:: Supplied records ::

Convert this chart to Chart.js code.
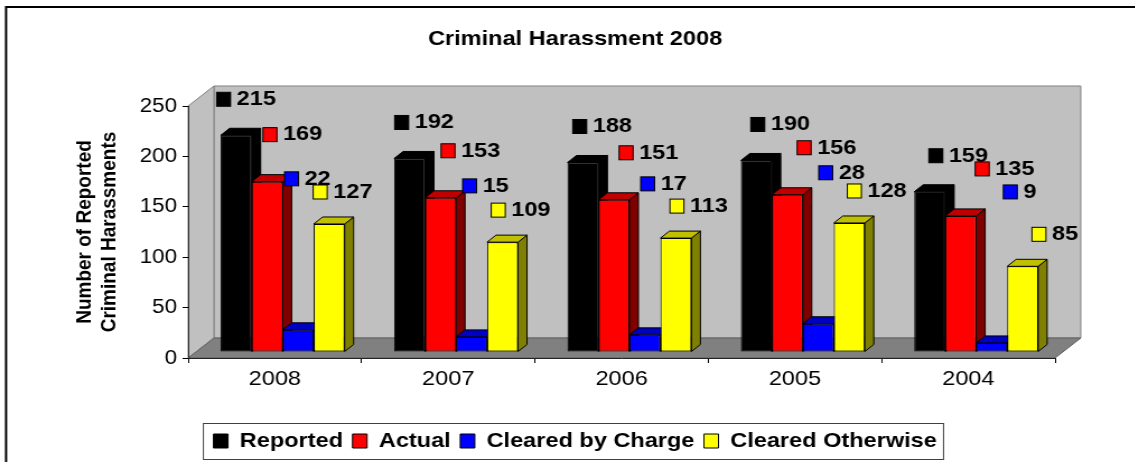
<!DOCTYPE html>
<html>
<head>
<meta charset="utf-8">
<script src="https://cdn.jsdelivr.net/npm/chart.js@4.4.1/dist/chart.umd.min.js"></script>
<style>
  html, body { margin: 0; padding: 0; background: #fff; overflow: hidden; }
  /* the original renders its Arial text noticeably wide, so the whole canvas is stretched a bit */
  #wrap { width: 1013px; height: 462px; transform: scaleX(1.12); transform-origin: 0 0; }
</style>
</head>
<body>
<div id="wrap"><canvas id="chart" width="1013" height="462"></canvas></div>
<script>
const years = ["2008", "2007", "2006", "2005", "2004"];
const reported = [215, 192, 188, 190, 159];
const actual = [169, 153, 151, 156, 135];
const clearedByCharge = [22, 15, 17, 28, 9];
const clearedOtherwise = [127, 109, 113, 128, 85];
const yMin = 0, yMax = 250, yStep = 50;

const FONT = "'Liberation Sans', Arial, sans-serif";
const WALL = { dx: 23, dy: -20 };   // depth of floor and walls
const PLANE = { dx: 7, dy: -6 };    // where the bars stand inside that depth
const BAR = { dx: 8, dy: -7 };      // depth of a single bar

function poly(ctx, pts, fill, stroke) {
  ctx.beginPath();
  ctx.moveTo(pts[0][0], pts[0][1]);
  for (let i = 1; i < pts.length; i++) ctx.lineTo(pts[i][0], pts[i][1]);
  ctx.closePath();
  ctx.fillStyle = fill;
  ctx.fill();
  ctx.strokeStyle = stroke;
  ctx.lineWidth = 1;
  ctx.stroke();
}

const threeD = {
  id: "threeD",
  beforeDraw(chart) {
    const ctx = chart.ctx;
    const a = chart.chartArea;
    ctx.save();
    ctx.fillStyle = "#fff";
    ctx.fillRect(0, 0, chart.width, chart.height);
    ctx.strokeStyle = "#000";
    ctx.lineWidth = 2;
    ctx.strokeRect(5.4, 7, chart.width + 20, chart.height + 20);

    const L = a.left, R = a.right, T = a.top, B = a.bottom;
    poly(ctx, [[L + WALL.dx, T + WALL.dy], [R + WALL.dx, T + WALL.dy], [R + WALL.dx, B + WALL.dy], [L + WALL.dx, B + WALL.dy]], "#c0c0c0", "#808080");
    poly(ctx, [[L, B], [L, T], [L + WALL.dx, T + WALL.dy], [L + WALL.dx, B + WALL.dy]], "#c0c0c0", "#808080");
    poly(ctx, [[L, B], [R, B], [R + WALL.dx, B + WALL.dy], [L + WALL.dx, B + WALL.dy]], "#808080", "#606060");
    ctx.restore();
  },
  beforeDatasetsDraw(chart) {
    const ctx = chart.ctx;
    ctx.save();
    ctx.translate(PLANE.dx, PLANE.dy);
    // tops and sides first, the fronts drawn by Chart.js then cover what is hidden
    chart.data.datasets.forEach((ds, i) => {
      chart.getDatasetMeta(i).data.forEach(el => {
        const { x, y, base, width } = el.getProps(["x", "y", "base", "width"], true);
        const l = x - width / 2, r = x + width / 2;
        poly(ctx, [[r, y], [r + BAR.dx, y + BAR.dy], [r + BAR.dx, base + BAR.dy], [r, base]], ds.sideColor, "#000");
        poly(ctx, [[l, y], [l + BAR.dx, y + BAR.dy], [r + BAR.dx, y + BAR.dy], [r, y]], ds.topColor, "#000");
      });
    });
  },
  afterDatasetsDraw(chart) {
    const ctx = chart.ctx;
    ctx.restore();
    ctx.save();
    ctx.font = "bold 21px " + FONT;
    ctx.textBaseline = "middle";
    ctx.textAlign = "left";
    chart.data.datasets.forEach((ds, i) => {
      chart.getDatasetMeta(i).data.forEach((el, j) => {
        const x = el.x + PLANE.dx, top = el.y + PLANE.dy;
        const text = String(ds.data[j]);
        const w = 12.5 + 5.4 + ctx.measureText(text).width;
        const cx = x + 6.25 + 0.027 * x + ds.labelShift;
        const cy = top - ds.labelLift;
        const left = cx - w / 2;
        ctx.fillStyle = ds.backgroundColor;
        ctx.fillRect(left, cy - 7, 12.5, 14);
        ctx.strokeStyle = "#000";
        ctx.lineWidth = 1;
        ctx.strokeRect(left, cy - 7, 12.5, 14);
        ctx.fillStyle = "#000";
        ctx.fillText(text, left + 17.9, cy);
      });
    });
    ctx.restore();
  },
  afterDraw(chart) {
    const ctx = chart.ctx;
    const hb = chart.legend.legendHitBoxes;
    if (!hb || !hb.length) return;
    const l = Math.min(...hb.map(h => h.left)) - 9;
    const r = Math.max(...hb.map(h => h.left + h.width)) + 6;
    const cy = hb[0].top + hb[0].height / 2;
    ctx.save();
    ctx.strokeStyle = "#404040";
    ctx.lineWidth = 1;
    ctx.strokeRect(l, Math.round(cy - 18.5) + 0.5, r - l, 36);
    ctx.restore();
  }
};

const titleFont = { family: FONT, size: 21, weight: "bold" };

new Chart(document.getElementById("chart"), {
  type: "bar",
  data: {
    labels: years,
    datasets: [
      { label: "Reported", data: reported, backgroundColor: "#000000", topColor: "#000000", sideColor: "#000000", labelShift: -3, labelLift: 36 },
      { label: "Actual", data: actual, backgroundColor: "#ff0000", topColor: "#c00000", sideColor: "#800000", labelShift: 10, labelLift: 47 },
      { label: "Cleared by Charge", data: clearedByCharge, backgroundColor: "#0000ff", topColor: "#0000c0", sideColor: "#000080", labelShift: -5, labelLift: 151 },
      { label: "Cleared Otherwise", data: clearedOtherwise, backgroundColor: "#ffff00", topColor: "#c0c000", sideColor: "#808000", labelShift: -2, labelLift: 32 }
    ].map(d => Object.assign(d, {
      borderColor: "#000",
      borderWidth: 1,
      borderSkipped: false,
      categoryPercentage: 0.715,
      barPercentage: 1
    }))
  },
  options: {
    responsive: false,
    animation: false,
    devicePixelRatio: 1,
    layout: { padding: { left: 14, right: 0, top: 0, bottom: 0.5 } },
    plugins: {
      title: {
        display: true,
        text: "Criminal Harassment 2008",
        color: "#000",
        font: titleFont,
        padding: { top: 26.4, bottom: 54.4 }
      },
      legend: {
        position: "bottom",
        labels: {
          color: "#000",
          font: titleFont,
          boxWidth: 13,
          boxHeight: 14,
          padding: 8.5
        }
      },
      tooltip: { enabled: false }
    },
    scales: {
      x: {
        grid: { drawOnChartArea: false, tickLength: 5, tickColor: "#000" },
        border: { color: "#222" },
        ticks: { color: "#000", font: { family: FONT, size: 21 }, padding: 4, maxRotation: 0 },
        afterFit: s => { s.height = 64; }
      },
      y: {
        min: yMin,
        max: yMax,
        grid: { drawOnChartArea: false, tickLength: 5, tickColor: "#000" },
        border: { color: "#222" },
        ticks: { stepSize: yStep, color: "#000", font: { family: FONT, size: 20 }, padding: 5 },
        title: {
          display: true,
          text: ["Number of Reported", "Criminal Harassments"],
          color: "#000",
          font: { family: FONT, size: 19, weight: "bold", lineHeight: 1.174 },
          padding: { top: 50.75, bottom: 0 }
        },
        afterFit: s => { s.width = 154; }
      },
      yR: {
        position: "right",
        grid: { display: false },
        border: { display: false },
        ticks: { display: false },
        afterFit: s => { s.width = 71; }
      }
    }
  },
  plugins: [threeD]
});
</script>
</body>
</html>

:::
:: Supplied records ::

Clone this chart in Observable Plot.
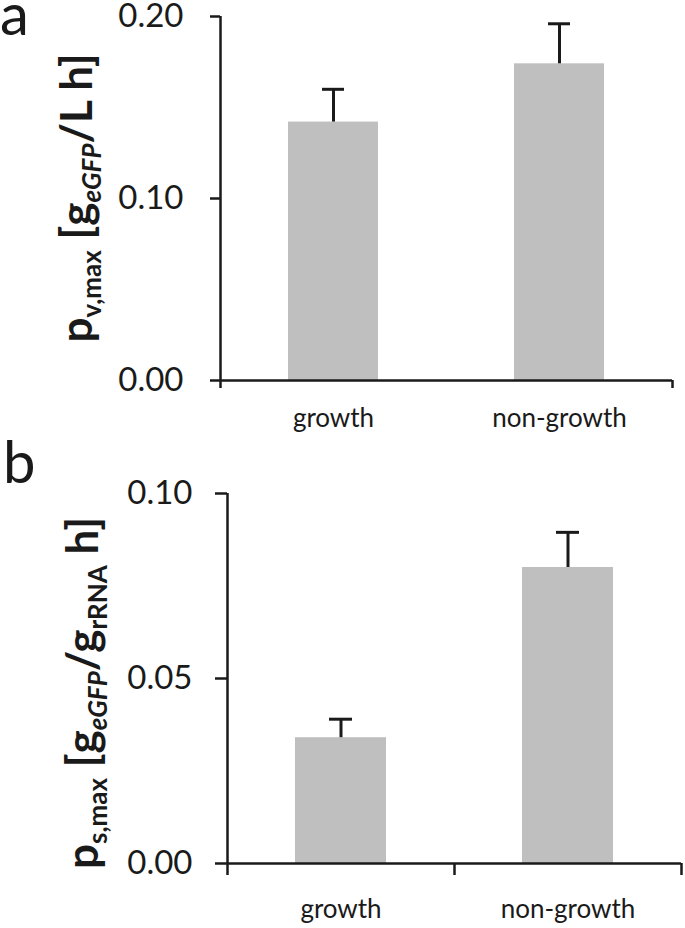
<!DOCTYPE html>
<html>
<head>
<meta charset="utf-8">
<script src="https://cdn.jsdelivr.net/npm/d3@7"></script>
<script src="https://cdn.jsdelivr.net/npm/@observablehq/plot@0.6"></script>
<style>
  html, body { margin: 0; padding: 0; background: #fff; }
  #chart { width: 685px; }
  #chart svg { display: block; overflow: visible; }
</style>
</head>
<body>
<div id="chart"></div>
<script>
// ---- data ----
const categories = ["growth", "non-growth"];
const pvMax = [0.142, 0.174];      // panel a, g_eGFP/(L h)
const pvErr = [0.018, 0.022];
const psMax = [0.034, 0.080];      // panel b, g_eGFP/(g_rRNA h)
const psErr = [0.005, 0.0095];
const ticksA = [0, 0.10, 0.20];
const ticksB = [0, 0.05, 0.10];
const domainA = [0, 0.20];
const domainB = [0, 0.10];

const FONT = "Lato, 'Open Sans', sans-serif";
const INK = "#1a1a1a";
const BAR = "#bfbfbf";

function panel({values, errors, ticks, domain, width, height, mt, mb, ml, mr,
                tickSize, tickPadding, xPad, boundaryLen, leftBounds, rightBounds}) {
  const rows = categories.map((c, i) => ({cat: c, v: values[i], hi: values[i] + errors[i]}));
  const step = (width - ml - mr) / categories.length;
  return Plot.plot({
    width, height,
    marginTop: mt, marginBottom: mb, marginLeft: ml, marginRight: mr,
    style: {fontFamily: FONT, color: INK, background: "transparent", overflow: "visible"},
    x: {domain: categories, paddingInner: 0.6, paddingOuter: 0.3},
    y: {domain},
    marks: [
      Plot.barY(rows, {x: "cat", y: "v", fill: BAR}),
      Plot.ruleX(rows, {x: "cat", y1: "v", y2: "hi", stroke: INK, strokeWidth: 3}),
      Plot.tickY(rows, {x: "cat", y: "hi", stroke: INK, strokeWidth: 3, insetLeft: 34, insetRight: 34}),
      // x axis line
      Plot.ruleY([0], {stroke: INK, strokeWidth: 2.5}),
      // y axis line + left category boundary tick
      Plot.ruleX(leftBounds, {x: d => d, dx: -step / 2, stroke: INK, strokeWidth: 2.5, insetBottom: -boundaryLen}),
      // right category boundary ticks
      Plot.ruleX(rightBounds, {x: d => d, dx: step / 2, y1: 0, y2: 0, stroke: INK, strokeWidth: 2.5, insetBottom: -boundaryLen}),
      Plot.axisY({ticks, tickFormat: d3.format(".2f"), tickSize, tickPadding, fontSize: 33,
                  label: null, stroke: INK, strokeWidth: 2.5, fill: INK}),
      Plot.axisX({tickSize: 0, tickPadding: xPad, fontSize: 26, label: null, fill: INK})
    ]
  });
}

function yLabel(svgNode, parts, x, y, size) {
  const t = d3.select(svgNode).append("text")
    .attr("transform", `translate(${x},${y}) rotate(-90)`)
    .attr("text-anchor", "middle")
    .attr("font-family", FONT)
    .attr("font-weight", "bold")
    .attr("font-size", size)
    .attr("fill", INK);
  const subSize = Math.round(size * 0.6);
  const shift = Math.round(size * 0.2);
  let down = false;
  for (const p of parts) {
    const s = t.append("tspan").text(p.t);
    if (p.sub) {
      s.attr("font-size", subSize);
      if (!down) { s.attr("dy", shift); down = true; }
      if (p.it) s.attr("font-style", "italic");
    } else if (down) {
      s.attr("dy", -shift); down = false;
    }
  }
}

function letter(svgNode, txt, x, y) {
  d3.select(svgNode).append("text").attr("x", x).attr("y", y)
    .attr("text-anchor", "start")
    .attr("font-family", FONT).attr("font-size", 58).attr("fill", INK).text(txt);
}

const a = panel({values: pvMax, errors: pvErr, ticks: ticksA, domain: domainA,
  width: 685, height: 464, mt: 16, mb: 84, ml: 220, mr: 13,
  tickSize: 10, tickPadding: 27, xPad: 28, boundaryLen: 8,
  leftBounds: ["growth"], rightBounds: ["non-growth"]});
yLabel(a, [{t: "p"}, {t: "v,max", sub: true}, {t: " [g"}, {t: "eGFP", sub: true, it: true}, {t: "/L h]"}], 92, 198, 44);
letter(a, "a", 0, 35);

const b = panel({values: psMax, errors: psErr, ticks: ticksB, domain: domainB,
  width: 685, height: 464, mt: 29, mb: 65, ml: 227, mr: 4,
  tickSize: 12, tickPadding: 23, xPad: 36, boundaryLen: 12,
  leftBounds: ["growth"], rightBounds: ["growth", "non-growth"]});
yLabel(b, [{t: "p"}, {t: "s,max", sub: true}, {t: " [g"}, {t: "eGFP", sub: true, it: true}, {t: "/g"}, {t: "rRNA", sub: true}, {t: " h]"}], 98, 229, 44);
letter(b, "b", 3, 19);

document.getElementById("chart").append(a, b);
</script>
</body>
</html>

:::

Goal:
Write down exactly what the lines above say, from the line holding "Convert this chart to Chart.js code." through the line holding "ctx.strokeRect(5.4, 7, chart.width", and nothing more. Do not copy the pictures.

Task answer:
Convert this chart to Chart.js code.
<!DOCTYPE html>
<html>
<head>
<meta charset="utf-8">
<script src="https://cdn.jsdelivr.net/npm/chart.js@4.4.1/dist/chart.umd.min.js"></script>
<style>
  html, body { margin: 0; padding: 0; background: #fff; overflow: hidden; }
  /* the original renders its Arial text noticeably wide, so the whole canvas is stretched a bit */
  #wrap { width: 1013px; height: 462px; transform: scaleX(1.12); transform-origin: 0 0; }
</style>
</head>
<body>
<div id="wrap"><canvas id="chart" width="1013" height="462"></canvas></div>
<script>
const years = ["2008", "2007", "2006", "2005", "2004"];
const reported = [215, 192, 188, 190, 159];
const actual = [169, 153, 151, 156, 135];
const clearedByCharge = [22, 15, 17, 28, 9];
const clearedOtherwise = [127, 109, 113, 128, 85];
const yMin = 0, yMax = 250, yStep = 50;

const FONT = "'Liberation Sans', Arial, sans-serif";
const WALL = { dx: 23, dy: -20 };   // depth of floor and walls
const PLANE = { dx: 7, dy: -6 };    // where the bars stand inside that depth
const BAR = { dx: 8, dy: -7 };      // depth of a single bar

function poly(ctx, pts, fill, stroke) {
  ctx.beginPath();
  ctx.moveTo(pts[0][0], pts[0][1]);
  for (let i = 1; i < pts.length; i++) ctx.lineTo(pts[i][0], pts[i][1]);
  ctx.closePath();
  ctx.fillStyle = fill;
  ctx.fill();
  ctx.strokeStyle = stroke;
  ctx.lineWidth = 1;
  ctx.stroke();
}

const threeD = {
  id: "threeD",
  beforeDraw(chart) {
    const ctx = chart.ctx;
    const a = chart.chartArea;
    ctx.save();
    ctx.fillStyle = "#fff";
    ctx.fillRect(0, 0, chart.width, chart.height);
    ctx.strokeStyle = "#000";
    ctx.lineWidth = 2;
    ctx.strokeRect(5.4, 7, chart.width + 20, chart.height + 20);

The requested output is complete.